▽

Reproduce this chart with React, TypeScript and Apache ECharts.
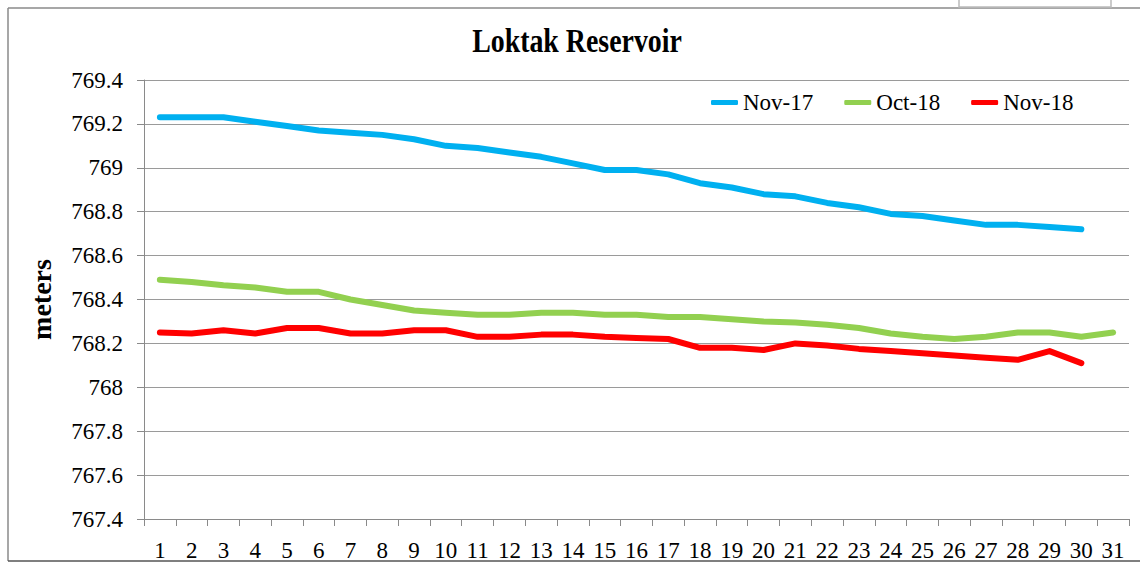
import React, { useEffect, useRef } from "react";
import * as echarts from "echarts";

const days: string[] = Array.from({ length: 31 }, (_, i) => String(i + 1));

const nov17: number[] = [
  769.23, 769.23, 769.23, 769.21, 769.19, 769.17, 769.16, 769.15, 769.13, 769.1,
  769.09, 769.07, 769.05, 769.02, 768.99, 768.99, 768.97, 768.93, 768.91, 768.88,
  768.87, 768.84, 768.82, 768.79, 768.78, 768.76, 768.74, 768.74, 768.73, 768.72,
];

const oct18: number[] = [
  768.49, 768.48, 768.465, 768.455, 768.435, 768.435, 768.4, 768.375, 768.35, 768.34,
  768.33, 768.33, 768.34, 768.34, 768.33, 768.33, 768.32, 768.32, 768.31, 768.3,
  768.295, 768.285, 768.27, 768.245, 768.23, 768.22, 768.23, 768.25, 768.25, 768.23,
  768.25,
];

const nov18: number[] = [
  768.25, 768.245, 768.26, 768.245, 768.27, 768.27, 768.245, 768.245, 768.26, 768.26,
  768.23, 768.23, 768.24, 768.24, 768.23, 768.225, 768.22, 768.18, 768.18, 768.17,
  768.2, 768.19, 768.175, 768.165, 768.155, 768.145, 768.135, 768.125, 768.165, 768.11,
];

const seriesNames: string[] = ["Nov-17", "Oct-18", "Nov-18"];
const seriesColors: string[] = ["#00B0F0", "#92D050", "#FF0000"];

const FONT = "Liberation Serif";

export default function App() {
  const ref = useRef<HTMLDivElement>(null);

  useEffect(() => {
    if (!ref.current) return;
    const chart = echarts.init(ref.current, null, { renderer: "svg" });
    const dataSets = [nov17, oct18, nov18];
    chart.setOption({
      animation: false,
      backgroundColor: "#ffffff",
      textStyle: { fontFamily: FONT },
      grid: { left: 144, right: 11, top: 80, bottom: 43, containLabel: false },
      graphic: [
        { type: "line", shape: { x1: 8, y1: 8, x2: 1140, y2: 8 }, style: { stroke: "#8a8a8a", lineWidth: 1.5 } },
        { type: "line", shape: { x1: 8, y1: 8, x2: 8, y2: 561 }, style: { stroke: "#8a8a8a", lineWidth: 1.5 } },
        { type: "line", shape: { x1: 8, y1: 561, x2: 1140, y2: 561 }, style: { stroke: "#555555", lineWidth: 1.5 } },
        { type: "rect", shape: { x: 959, y: -3, width: 152, height: 10 }, style: { fill: "#ffffff", stroke: "#bbbbbb", lineWidth: 1.5 } },
        {
          type: "text",
          x: 577,
          y: 41,
          scaleX: 0.82,
          style: {
            text: "Loktak Reservoir",
            font: "bold 34px Liberation Serif",
            fill: "#000000",
            textAlign: "center",
            textVerticalAlign: "middle",
          },
        },
      ],
      legend: {
        left: 706,
        top: 86,
        itemGap: 31,
        icon: "roundRect",
        itemWidth: 27,
        itemHeight: 5,
        data: seriesNames,
        textStyle: { fontFamily: FONT, fontSize: 23, color: "#000000" },
      },
      xAxis: {
        type: "category",
        data: days,
        boundaryGap: true,
        axisLine: { lineStyle: { color: "#8a8a8a", width: 1 } },
        axisTick: { show: true, length: 7, alignWithLabel: false, lineStyle: { color: "#8a8a8a" } },
        axisLabel: { fontFamily: FONT, fontSize: 23, color: "#000000", margin: 20, interval: 0 },
        splitLine: { show: false },
      },
      yAxis: {
        type: "value",
        min: 767.4,
        max: 769.4,
        interval: 0.2,
        name: "meters",
        nameLocation: "middle",
        nameRotate: 90,
        nameGap: 89,
        nameTextStyle: { fontFamily: FONT, fontSize: 28, fontWeight: "bold", color: "#000000" },
        axisLine: { show: true, lineStyle: { color: "#8a8a8a", width: 1 } },
        axisTick: { show: true, length: 7, inside: false, lineStyle: { color: "#8a8a8a" } },
        axisLabel: {
          fontFamily: FONT,
          fontSize: 23,
          color: "#000000",
          margin: 21,
          formatter: (v: number) => String(Math.round(v * 10) / 10),
        },
        splitLine: { show: true, lineStyle: { color: "#9a9a9a", width: 1 } },
      },
      series: seriesNames.map((name, i) => ({
        name,
        type: "line",
        data: dataSets[i],
        showSymbol: false,
        symbol: "none",
        color: seriesColors[i],
        lineStyle: { width: 6, color: seriesColors[i], cap: "round", join: "round" },
      })),
    });
    return () => chart.dispose();
  }, []);

  return (
    <div
      ref={ref}
      style={{ position: "absolute", left: 0, top: 0, width: 1140, height: 562 }}
    />
  );
}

△

Exercise goal: Your task is to return the lines above, from the first one up to and including the line containing "const days: string[]", minus any pictures.

Task solution:
Reproduce this chart with React, TypeScript and Apache ECharts.
import React, { useEffect, useRef } from "react";
import * as echarts from "echarts";

const days: string[] = Array.from({ length: 31 }, (_, i) => String(i + 1));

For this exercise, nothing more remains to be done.